There are many good reasons to use stored procedures.
Like most DB comparisons, it depends on the workload, non-technical business factors, and more.
Oracle has superior clustering to PostgreSQL, better native XML support, autonomous transactions, procedures that can return multiple result sets, a really solid embedded JVM for procedures, proven scaling to absurdly huge database sizes, etc.
PostgreSQL has transactional DDL, generally better standards adherence, no lock-in, streaming replias that don't cost you anything, multi-language stored procedure support, extreme extensibility, proven scaling to multi-terabyte database sizes, and probably more I take for granted and forget about.

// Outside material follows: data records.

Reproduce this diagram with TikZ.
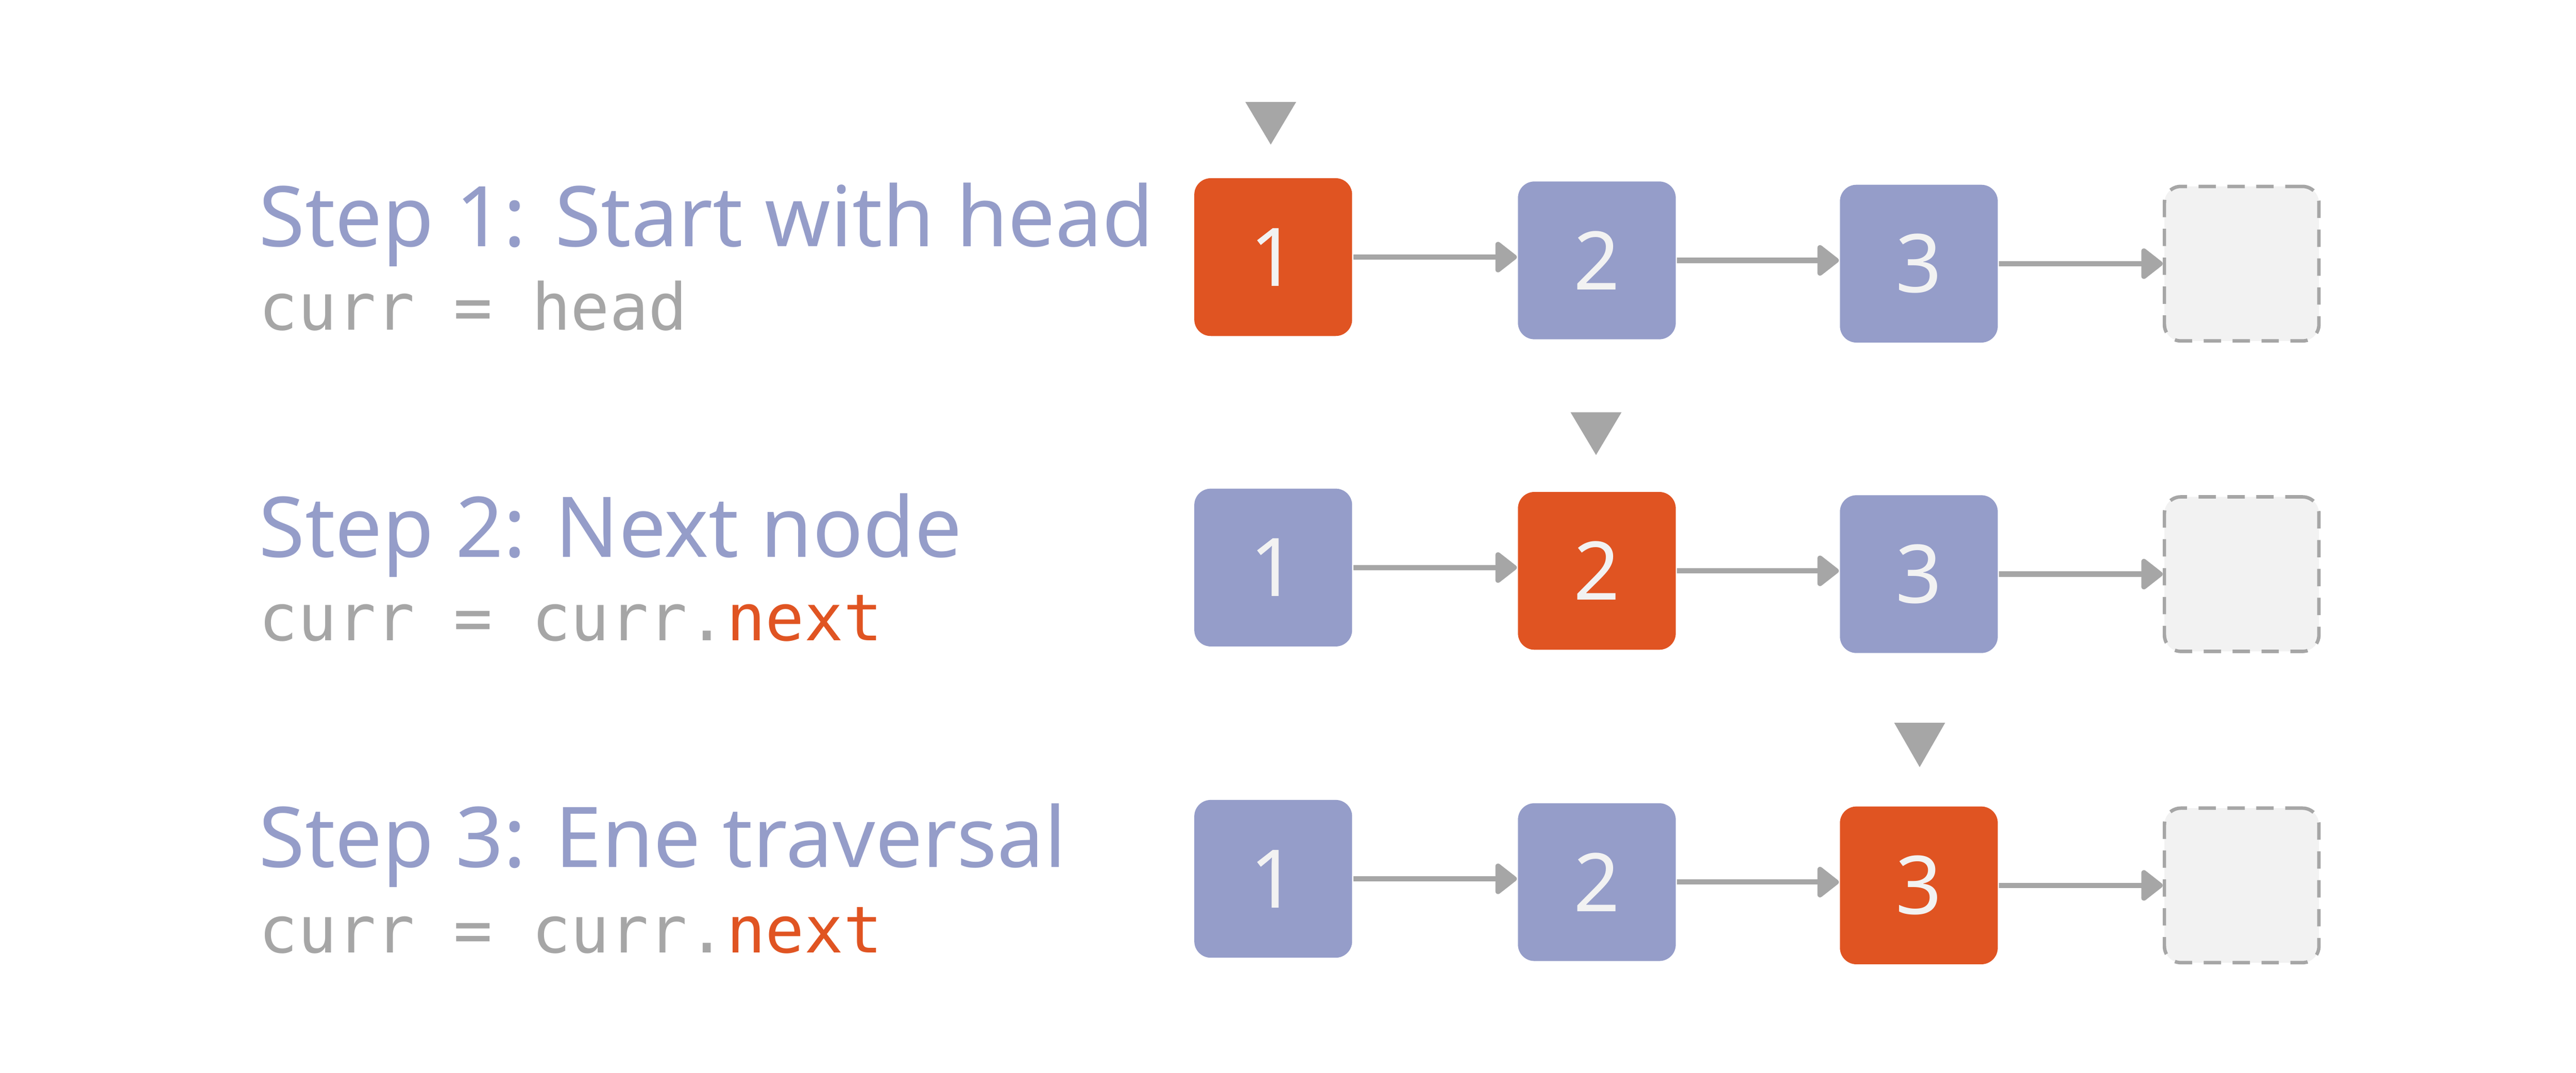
\documentclass[tikz,border=0pt]{standalone}
\usepackage{fontspec}
\setmainfont{Noto Sans}
\newfontfamily\codefont{DejaVu Sans Mono}
\usetikzlibrary{arrows.meta}
\definecolor{acc}{HTML}{E05422}
\definecolor{blu}{HTML}{959DC9}
\definecolor{gry}{HTML}{A6A6A6}
\definecolor{lgt}{HTML}{F2F2F2}
\begin{document}
\begin{tikzpicture}[x=0.01cm,y=-0.01cm,
  box/.style={minimum width=0.96cm,minimum height=0.96cm,rounded corners=0.1cm,inner sep=0pt,font=\fontsize{14}{14}\selectfont\bfseries,text=lgt},
  nb/.style={box,fill=blu},
  hb/.style={box,fill=acc},
  eb/.style={minimum width=0.94cm,minimum height=0.94cm,rounded corners=0.1cm,draw=gry,fill=lgt,dashed,line width=0.6pt,dash pattern=on 3pt off 2pt},
  lnk/.style={draw=gry,line width=0.9pt,-{Triangle[round,length=4pt,width=6pt]}},
  ptr/.style={fill=gry},
  head/.style={anchor=base west,inner sep=0pt,text=blu,font=\fontsize{14.5}{14}\selectfont},
  code/.style={anchor=base west,inner sep=0pt,text=gry,font=\codefont\fontsize{11.2}{12}\selectfont}]
\useasboundingbox[fill=white] (0,0) rectangle (1568,653);
% Row 1
\node[head] (h1) at (157,150) {\textbf{Step 1:} Start with head};
\node[code] (c1) at (157,201) {curr = head};
\node[hb] (a1) at (775,156.5) {1};
\node[nb] (b1) at (972,158.5) {2};
\node[nb] (d1) at (1168,160.5) {3};
\node[eb] (e1) at (1364.5,160.5) {};
\draw[lnk] (a1.east) -- (a1.east -| b1.west);
\draw[lnk] (b1.east) -- (b1.east -| d1.west);
\draw[lnk] (d1.east) -- (d1.east -| e1.west);
\fill[ptr] (758,62) -- (789,62) -- (773.5,88) -- cycle;
% Row 2
\node[head] (h2) at (157,339) {\textbf{Step 2:} Next node};
\node[code] (c2) at (157,390) {curr = curr.\textcolor{acc}{next}};
\node[nb] (a2) at (775,345.5) {1};
\node[hb] (b2) at (972,347.5) {2};
\node[nb] (d2) at (1168,349.5) {3};
\node[eb] (e2) at (1364.5,349.5) {};
\draw[lnk] (a2.east) -- (a2.east -| b2.west);
\draw[lnk] (b2.east) -- (b2.east -| d2.west);
\draw[lnk] (d2.east) -- (d2.east -| e2.west);
\fill[ptr] (956,251) -- (987,251) -- (971.5,277) -- cycle;
% Row 3
\node[head] (h3) at (157,528) {\textbf{Step 3:} Ene traversal};
\node[code] (c3) at (157,580) {curr = curr.\textcolor{acc}{next}};
\node[nb] (a3) at (775,535) {1};
\node[nb] (b3) at (972,537) {2};
\node[hb] (d3) at (1168,539) {3};
\node[eb] (e3) at (1364.5,539) {};
\draw[lnk] (a3.east) -- (a3.east -| b3.west);
\draw[lnk] (b3.east) -- (b3.east -| d3.west);
\draw[lnk] (d3.east) -- (d3.east -| e3.west);
\fill[ptr] (1153,440) -- (1184,440) -- (1168.5,467) -- cycle;
\end{tikzpicture}
\end{document}
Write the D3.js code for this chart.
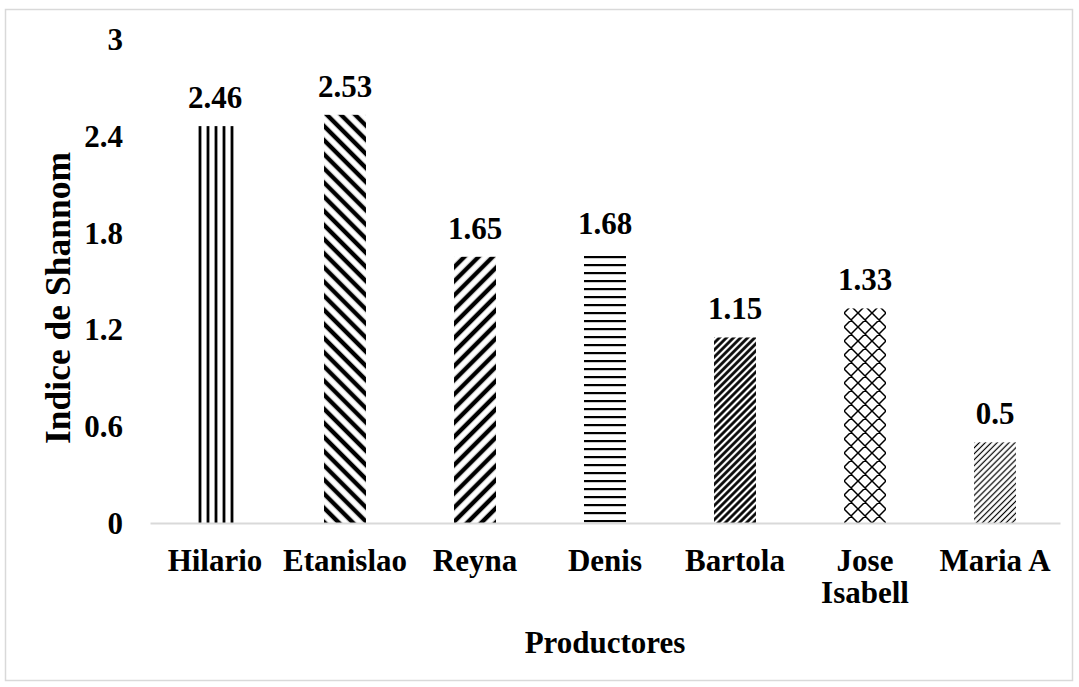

With Pg you get a lot of choice of support provider, including "none, I can do it myself and I can always contract someone if I need help". With Oracle you get support from Oracle, or from a vendor who must comply with what Oracle wants in order to get access to the resources they depend on to offer support.
PostgreSQL has no per-cpu or per-core license fees so you can run it on a lot more hardware. You can also afford to buy a much bigger server for the money you're saving on licensing fees and upgrade it more often. This can make a huge difference; PostgreSQL's performance is generally very good, and in areas where it does fall behind Oracle you can make up for a lot by throwing bigger hardware at the job. You also don't have to face NDAs, license audits, not being able to afford to have a second off-site hot standby backup machine, being stuck on old versions because licensing new ones is just too expensive, etc.
So, really, a huge amount of it depends on the workload, business requirements, etc.
I work professionally with PostgreSQL as a member of the 2ndQuadrant team, but if I'm discussing planning with somebody I'm still quite prepared to say "I don't think PostgreSQL will do the job as well as [blah] here given the time frame and requirements". It doesn't come up much but it has, and I'd be doing them a dis-service by saying PostgreSQL's perfect for everything all the time.
I find PostgreSQL to be the safe and sensible default, but I consider alternatives or supplements to it when I run into workloads it's not ready for or not great at - like someone who has a hard business or compliance requirement for synchronous multi-master clustering, or somebody whose query pattern and data set is going to be a better fit for Greenplum than native PostgreSQL.
PostgreSQL supports the SQL-standard WITH RECURSIVE clause instead of the Oracle-specific CONNECT BY.
CONNECT BY is in many ways a nicer syntax, but the functionality is there.
Pg also has XML types, schemas and extensions to serve some of the same purposes as packages, etc. Default values of function params are also supported.
That's not to say it has full coverage of Oracle's feature set; it doesn't. There's no native materialized view support until 9.3, so you have to roll your own in currently released versions. There's no synchronous multi-master clustering in Pg (we're working on it). No autonomous transactions, and stored procs can't easily return multiple result sets. Partitioning in Pg is rudimentary and manual, at least in 9.3 and older, it might change in future.
OTOH, Pg is more extensible, has saner licensing, offers choice of support, etc, per my other post.
Done. Been handled natively by PostgreSQL for over a decade. Combine with pivots or windows for some really interesting stuff.